Owens narrowly defeated Hoffman in last year’s special election, after Hoffman’s Conservative Party candidacy attracted the support of national right-wingers and successfully forced the official GOP nominee, state Rep. Dede Scozzafava, out of the race due to her socially liberal positions.

Roll Call now reports that some people think a Republican split might happen yet again. Hoffman is seeking a rematch with Owens, simultaneously seeking the Conservative and Republican nominations. However, the state GOP establishment is backing businessman Matt Doheny for the nomination. And for his part, Doheny’s campaign is assuming that Hoffman would keep on running as a Conservative if he were to lose the primary — something Hoffman has not fully ruled out.

Doheny spokesman Alison Power told the paper: “The bottom line is he feels he can win whether Hoffman is in the race in November or not.”

New York uses a fusion voting system, in which candidates can be simultaneously nominated by multiple political parties. This leads to a proliferation of minor parties that push the major two on ideological issues, most notably the Working Families Party on the left and the Conservative Party on the right. Only in the special election last time, the nomination of a moderate Republican by the county GOP chairs caused the Conservatives to strike out on their own.

Eventually, in the final days of the campaign Scozzafava dropped out — and in a stunning move, endorsed the Democrat Owens, who narrowly won the election and picked up a historically Republican seat.
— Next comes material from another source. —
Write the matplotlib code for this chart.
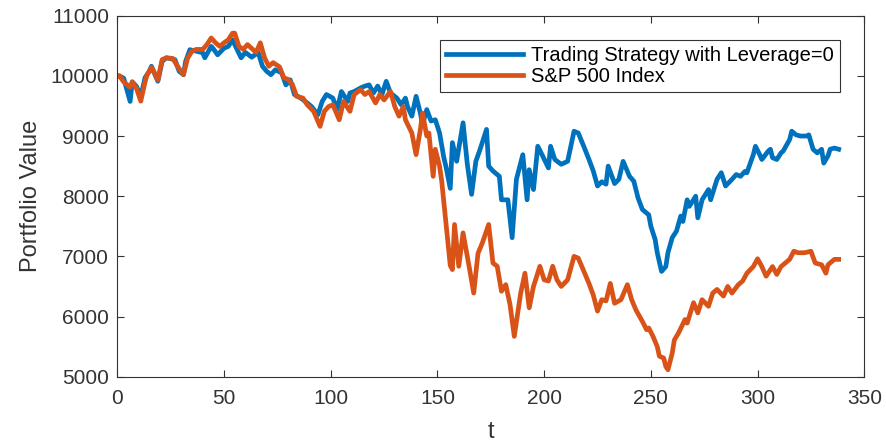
import matplotlib
matplotlib.use("Agg")
import matplotlib.pyplot as plt

# values (t, portfolio value)
t_strategy = [0, 1, 3, 6, 7, 9, 11, 13, 15, 16, 19, 21, 23, 27, 29, 31, 32, 34, 37, 40,
              41, 44, 45, 47, 50, 52, 54, 55, 58, 60, 63, 66, 68, 70, 72, 74, 77, 79, 81, 83,
              86, 89, 91, 94, 96, 98, 101, 103, 105, 108, 109, 111, 114, 116, 118, 120, 122, 124, 126, 128,
              131, 133, 135, 136, 138, 140, 142, 143, 145, 147, 149, 151, 153, 154, 156, 157, 159, 162, 164, 166,
              168, 170, 173, 174, 176, 179, 180, 183, 185, 187, 190, 192, 193, 195, 197, 199, 202, 203, 205, 208,
              211, 214, 216, 219, 221, 223, 225, 227, 229, 230, 233, 235, 237, 240, 242, 244, 246, 249, 250, 252,
              253, 255, 257, 258, 260, 262, 264, 265, 267, 268, 271, 272, 274, 277, 278, 281, 283, 285, 288, 290,
              292, 294, 295, 298, 299, 301, 302, 305, 306, 307, 309, 311, 312, 315, 316, 318, 320, 323, 324, 326,
              328, 330, 331, 333, 334, 336, 338]
v_strategy = [10000, 10000, 9960, 9575, 9900, 9825, 9660, 9970, 10075, 10160, 9910, 10240, 10300, 10270, 10075, 10020, 10240, 10435, 10410, 10385,
              10300, 10490, 10450, 10350, 10460, 10490, 10600, 10520, 10300, 10390, 10310, 10390, 10160, 10075, 10020, 10100, 10050, 9850, 9935, 9690,
              9630, 9550, 9490, 9355, 9575, 9690, 9630, 9440, 9740, 9575, 9715, 9740, 9800, 9830, 9850, 9715, 9830, 9690, 9910, 9715,
              9630, 9520, 9630, 9490, 9330, 9660, 9380, 9190, 9440, 9250, 9270, 9050, 8640, 8490, 8130, 8890, 8580, 9220, 8530, 8030,
              8580, 8780, 9110, 8500, 8420, 8330, 7940, 7940, 7310, 8280, 8690, 7940, 8440, 8110, 8830, 8690, 8470, 8830, 8610, 8530,
              8580, 9080, 9050, 8790, 8610, 8420, 8170, 8240, 8200, 8500, 8210, 8280, 8580, 8330, 8250, 7970, 7780, 7690, 7500, 7280,
              7060, 6750, 6830, 7060, 7310, 7420, 7670, 7580, 7940, 7830, 8000, 7640, 7940, 8110, 7940, 8280, 8390, 8170, 8280, 8360,
              8330, 8410, 8390, 8690, 8830, 8690, 8610, 8750, 8780, 8640, 8610, 8720, 8750, 8940, 9080, 9020, 9000, 9000, 9020, 8780,
              8720, 8780, 8550, 8670, 8780, 8800, 8780]

t_index = [0, 1, 3, 6, 7, 9, 11, 13, 14, 16, 17, 19, 21, 23, 26, 28, 31, 33, 35, 37,
           40, 42, 44, 46, 48, 50, 52, 54, 55, 57, 59, 61, 65, 67, 69, 71, 73, 76, 78, 80,
           82, 84, 87, 89, 92, 95, 97, 99, 101, 104, 106, 109, 111, 114, 116, 118, 121, 123, 125, 128,
           130, 132, 134, 135, 138, 140, 142, 143, 145, 146, 148, 149, 151, 152, 154, 156, 157, 158, 160, 162,
           165, 167, 169, 171, 174, 176, 178, 180, 182, 184, 186, 189, 191, 193, 195, 198, 200, 202, 204, 206,
           208, 211, 214, 216, 219, 221, 223, 225, 227, 229, 231, 233, 236, 239, 241, 243, 246, 248, 249, 251,
           253, 254, 256, 257, 258, 260, 261, 263, 266, 267, 270, 272, 274, 277, 279, 281, 284, 286, 288, 291,
           293, 295, 298, 300, 302, 304, 307, 309, 311, 315, 317, 319, 322, 325, 327, 330, 332, 333, 336, 338]
v_index = [10000, 10000, 9900, 9810, 9900, 9790, 9580, 9900, 10020, 10140, 10075, 9930, 10270, 10300, 10290, 10170, 10020, 10300, 10410, 10440,
           10440, 10520, 10630, 10550, 10490, 10550, 10600, 10710, 10710, 10490, 10440, 10520, 10390, 10550, 10300, 10160, 10220, 10150, 9970, 9940,
           9860, 9660, 9630, 9520, 9410, 9160, 9410, 9490, 9520, 9270, 9575, 9410, 9690, 9770, 9690, 9740, 9550, 9690, 9600, 9740,
           9490, 9330, 9490, 9270, 9050, 8690, 9110, 9380, 9000, 9050, 8330, 8780, 8500, 8250, 7550, 6850, 6780, 7530, 6835, 7390,
           6800, 6390, 7050, 7220, 7530, 6890, 6835, 6420, 6530, 6200, 5670, 6390, 6720, 6145, 6500, 6835, 6610, 6590, 6835, 6610,
           6500, 6610, 7000, 6970, 6720, 6550, 6360, 6090, 6280, 6260, 6550, 6220, 6280, 6530, 6280, 6110, 5920, 5780, 5810, 5670,
           5500, 5340, 5310, 5170, 5115, 5390, 5610, 5730, 5950, 5890, 6230, 6060, 6280, 6170, 6390, 6450, 6340, 6500, 6390, 6530,
           6590, 6720, 6830, 6960, 6830, 6670, 6830, 6700, 6830, 6950, 7085, 7060, 7060, 7085, 6890, 6860, 6720, 6860, 6950, 6950]

x_ticks = [0, 50, 100, 150, 200, 250, 300, 350]
y_ticks = [5000, 6000, 7000, 8000, 9000, 10000, 11000]

plt.rcParams['font.family'] = ['Liberation Sans', 'DejaVu Sans']

fig = plt.figure(figsize=(8.86, 4.46), dpi=100)
ax = fig.add_axes([0.1324, 0.1554, 0.9755 - 0.1324, 0.9648 - 0.1554])

ax.plot(t_strategy, v_strategy, color='#0072BD', linewidth=3.4,
        label='Trading Strategy with Leverage=0')
ax.plot(t_index, v_index, color='#D95319', linewidth=3.4, label='S&P 500 Index')

ax.set_xlim(0, 350)
ax.set_ylim(5000, 11000)
ax.set_xticks(x_ticks)
ax.set_yticks(y_ticks)
ax.tick_params(direction='in', top=True, right=True, length=5, width=0.8,
               labelsize=15, colors='#333333', pad=6)
ax.tick_params(axis='x', pad=9)
for s in ax.spines.values():
    s.set_color('#333333')
    s.set_linewidth(0.8)

ax.set_xlabel('t', fontsize=17, color='#333333', labelpad=9)
ax.set_ylabel('Portfolio Value', fontsize=17, color='#333333', labelpad=6)

leg = ax.legend(loc='upper right', bbox_to_anchor=(0.967, 0.934), fontsize=14.5,
                fancybox=False, framealpha=1, edgecolor='#333333',
                handlelength=3.8, handletextpad=0.4, borderpad=0.3,
                labelspacing=0.1, borderaxespad=0)
leg.get_frame().set_linewidth(0.8)

fig.savefig('out.png', dpi=100)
Speaking to TPMDC, a Republican source in New York said that Doheny is somewhat favored to win the primary, and downplayed the risk of possible splits, on the grounds that Doheny is a much different candidate from Scozzafava. “I think people saw what Doug Hoffman did to the race last year and how he shook it up, and Dede Scozzafava was not a real Republican and worth voting against,” the source said.
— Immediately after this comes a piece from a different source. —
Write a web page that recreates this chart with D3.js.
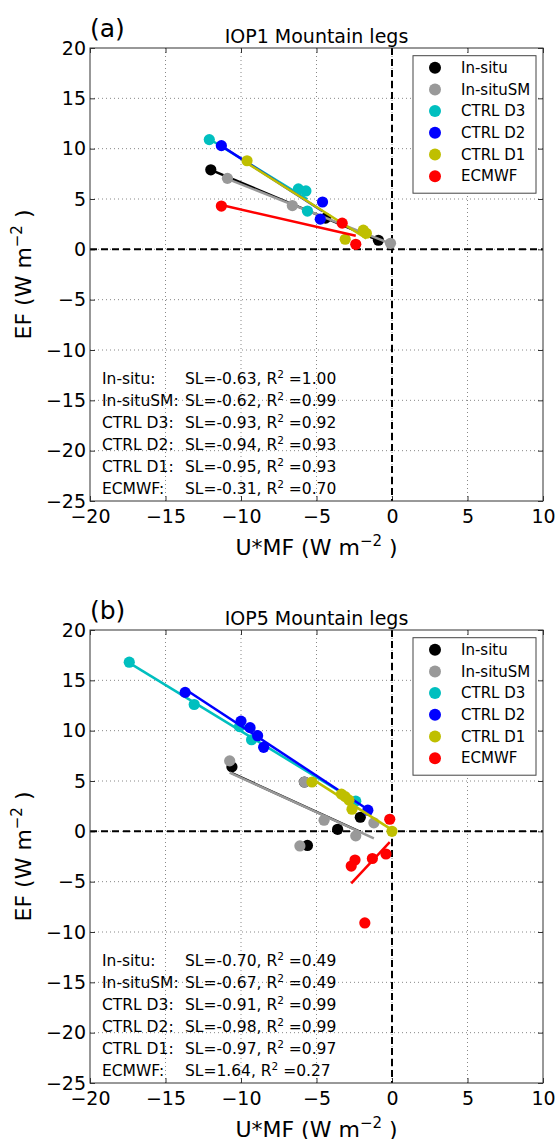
<!DOCTYPE html>
<html><head><meta charset="utf-8">
<script src="https://cdn.jsdelivr.net/npm/d3@7"></script>
<style>
body{margin:0;background:#fff}
svg{display:block}
text{font-family:"DejaVu Sans",sans-serif;fill:#000}
</style>
</head><body>
<svg id="chart" width="559" height="1139"></svg>
<script>
// ---------------- data ----------------
const categories = ["In-situ", "In-situSM", "CTRL D3", "CTRL D2", "CTRL D1", "ECMWF"];
const xTicks = [-20, -15, -10, -5, 0, 5, 10];
const yTicks = [-25, -20, -15, -10, -5, 0, 5, 10, 15, 20];

// IOP1 (panel a)
const iop1X = [
  [-12.0, -4.4, -0.9],
  [-10.9, -6.6, -0.1],
  [-12.1, -6.2, -5.7, -5.6],
  [-11.3, -4.6, -4.75],
  [-9.6, -1.9, -1.7, -3.1],
  [-11.3, -3.3, -2.4]
];
const iop1Y = [
  [7.9, 3.1, 0.9],
  [7.05, 4.35, 0.6],
  [10.9, 6.0, 5.8, 3.8],
  [10.3, 4.7, 3.0],
  [8.8, 1.9, 1.6, 1.0],
  [4.3, 2.6, 0.5]
];
const iop1SL = ["-0.63", "-0.62", "-0.93", "-0.94", "-0.95", "-0.31"];
const iop1R2 = ["1.00", "0.99", "0.92", "0.93", "0.93", "0.70"];

// IOP5 (panel b)
const iop5X = [
  [-10.6, -2.1, -3.6, -5.6, -5.8],
  [-10.75, -5.8, -4.5, -1.2, -2.4, -6.1],
  [-17.4, -13.1, -10.1, -9.3, -2.4],
  [-13.7, -10.0, -9.4, -8.9, -8.5, -1.6],
  [-5.3, -3.35, -3.1, -2.85, -2.65, 0.0],
  [-0.15, -2.45, -2.7, -1.3, -0.4, -1.8]
];
const iop5Y = [
  [6.4, 1.4, 0.2, -1.4, 4.9],
  [7.0, 4.9, 1.1, 0.85, -0.45, -1.45],
  [16.8, 12.6, 10.4, 9.1, 3.0],
  [13.8, 10.95, 10.3, 9.5, 8.35, 2.1],
  [4.9, 3.7, 3.45, 3.1, 2.2, 0.0],
  [1.2, -2.85, -3.45, -2.7, -2.25, -9.1]
];
const iop5SL = ["-0.70", "-0.67", "-0.91", "-0.98", "-0.97", "1.64"];
const iop5R2 = ["0.49", "0.49", "0.99", "0.99", "0.97", "0.27"];

// ---------------- style ----------------
const colors = ["#000000", "#999999", "#00bfbf", "#0000ff", "#bfbf00", "#ff0000"];
const L = 90, R = 543, PH = 453;

const svg = d3.select("#chart");

function fit(xs, ys) {
  const mx = d3.mean(xs), my = d3.mean(ys);
  let sxy = 0, sxx = 0;
  xs.forEach((x, i) => { sxy += (x - mx) * (ys[i] - my); sxx += (x - mx) * (x - mx); });
  const b = sxy / sxx, a = my - b * mx;
  const x0 = d3.min(xs), x1 = d3.max(xs);
  return [[x0, a + b * x0], [x1, a + b * x1]];
}

function drawPanel(top, tag, title, X, Y, SL, R2) {
  const bottom = top + PH;
  const x = d3.scaleLinear().domain([-20, 10]).range([L, R]);
  const y = d3.scaleLinear().domain([-25, 20]).range([bottom, top]);
  const g = svg.append("g");

  // grid
  g.selectAll(null).data(xTicks.slice(1, -1)).enter().append("line")
    .attr("x1", d => x(d)).attr("x2", d => x(d)).attr("y1", top).attr("y2", bottom)
    .attr("stroke", "#888").attr("stroke-width", 1).attr("stroke-dasharray", "1,3");
  g.selectAll(null).data(yTicks.slice(1, -1)).enter().append("line")
    .attr("y1", d => y(d)).attr("y2", d => y(d)).attr("x1", L).attr("x2", R)
    .attr("stroke", "#888").attr("stroke-width", 1).attr("stroke-dasharray", "1,3");

  // axes
  const fmt = d3.format("d");
  const ax = g.append("g").attr("transform", `translate(0,${bottom})`)
    .call(d3.axisBottom(x).tickValues(xTicks).tickSize(-5).tickPadding(9).tickFormat(fmt));
  const ay = g.append("g").attr("transform", `translate(${L},0)`)
    .call(d3.axisLeft(y).tickValues(yTicks).tickSize(-5).tickPadding(4).tickFormat(fmt));
  const at = g.append("g").attr("transform", `translate(0,${top})`)
    .call(d3.axisTop(x).tickValues(xTicks).tickSize(-5).tickFormat(""));
  const ar = g.append("g").attr("transform", `translate(${R},0)`)
    .call(d3.axisRight(y).tickValues(yTicks).tickSize(-5).tickFormat(""));
  [ax, ay, at, ar].forEach(a => {
    a.select(".domain").remove();
    a.selectAll(".tick line").attr("stroke", "#333");
    a.selectAll("text").attr("font-size", 19).attr("font-family", "DejaVu Sans, sans-serif").attr("fill", "#000");
  });

  // zero lines
  g.append("line").attr("x1", L).attr("x2", R).attr("y1", y(0)).attr("y2", y(0))
    .attr("stroke", "#000").attr("stroke-width", 2).attr("stroke-dasharray", "7,4");
  g.append("line").attr("x1", x(0)).attr("x2", x(0)).attr("y1", top).attr("y2", bottom)
    .attr("stroke", "#000").attr("stroke-width", 2).attr("stroke-dasharray", "7,4");

  // series
  categories.forEach((c, i) => {
    const f = fit(X[i], Y[i]);
    g.append("line")
      .attr("x1", x(f[0][0])).attr("y1", y(f[0][1]))
      .attr("x2", x(f[1][0])).attr("y2", y(f[1][1]))
      .attr("stroke", colors[i]).attr("stroke-width", 2.5);
    g.selectAll(null).data(X[i].map((v, j) => [v, Y[i][j]])).enter().append("circle")
      .attr("cx", d => x(d[0])).attr("cy", d => y(d[1])).attr("r", 5.6)
      .attr("fill", colors[i]);
  });

  // spines
  g.append("rect").attr("x", L).attr("y", top).attr("width", R - L).attr("height", PH)
    .attr("fill", "none").attr("stroke", "#333").attr("stroke-width", 1);

  // legend
  const lg = g.append("g").attr("transform", `translate(413,${top + 7.7})`);
  lg.append("rect").attr("width", 123).attr("height", 137.5)
    .attr("fill", "#fff").attr("stroke", "#444").attr("stroke-width", 1);
  categories.forEach((c, i) => {
    const cy = 12 + i * 21.7;
    lg.append("circle").attr("cx", 22).attr("cy", cy).attr("r", 6).attr("fill", colors[i]);
    lg.append("text").attr("x", 48).attr("y", cy + 5.3).attr("font-size", 15).text(c);
  });

  // annotations
  categories.forEach((c, i) => {
    const by = bottom - 7.5 - 22 * (categories.length - 1 - i);
    g.append("text").attr("x", L + 12).attr("y", by).attr("font-size", 15.5).text(c + ":");
    const t = g.append("text").attr("x", L + 95).attr("y", by).attr("font-size", 15.5);
    t.append("tspan").text(`SL=${SL[i]}, R`);
    t.append("tspan").attr("font-size", 10.5).attr("dy", -6).text("2");
    t.append("tspan").attr("dy", 6).text(` =${R2[i]}`);
  });

  // titles
  g.append("text").attr("x", (L + R) / 2).attr("y", top - 4.7).attr("text-anchor", "middle")
    .attr("font-size", 19).text(title);
  g.append("text").attr("x", L).attr("y", top - 11).attr("font-size", 25).text(tag);

  // axis labels
  const xl = g.append("text").attr("x", (L + R) / 2).attr("y", bottom + 54)
    .attr("text-anchor", "middle").attr("font-size", 22);
  xl.append("tspan").text("U*MF (W m");
  xl.append("tspan").attr("font-size", 15).attr("dy", -9).text("−2");
  xl.append("tspan").attr("dy", 9).text(" )");

  const yl = g.append("text")
    .attr("transform", `translate(31,${(top + bottom) / 2}) rotate(-90)`)
    .attr("text-anchor", "middle").attr("font-size", 22);
  yl.append("tspan").text("EF (W m");
  yl.append("tspan").attr("font-size", 15).attr("dy", -9).text("−2");
  yl.append("tspan").attr("dy", 9).text(" )");
}

drawPanel(48, "(a)", "IOP1 Mountain legs", iop1X, iop1Y, iop1SL, iop1R2);
drawPanel(630, "(b)", "IOP5 Mountain legs", iop5X, iop5Y, iop5SL, iop5R2);
</script>
</body></html>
Would Hoffman be able to shake things up from outside the GOP tent again, we asked?

“A lot of his supporters are the conservative wing of the Republican Party, and obviously last year they had a reason to stay outside the tent,” the source said. “He was poking a lot of holes in Dede Scozzafava’s campaign, and that was obvious because of who she turned out to be. I don’t think we’ll have that problem with Doheny.”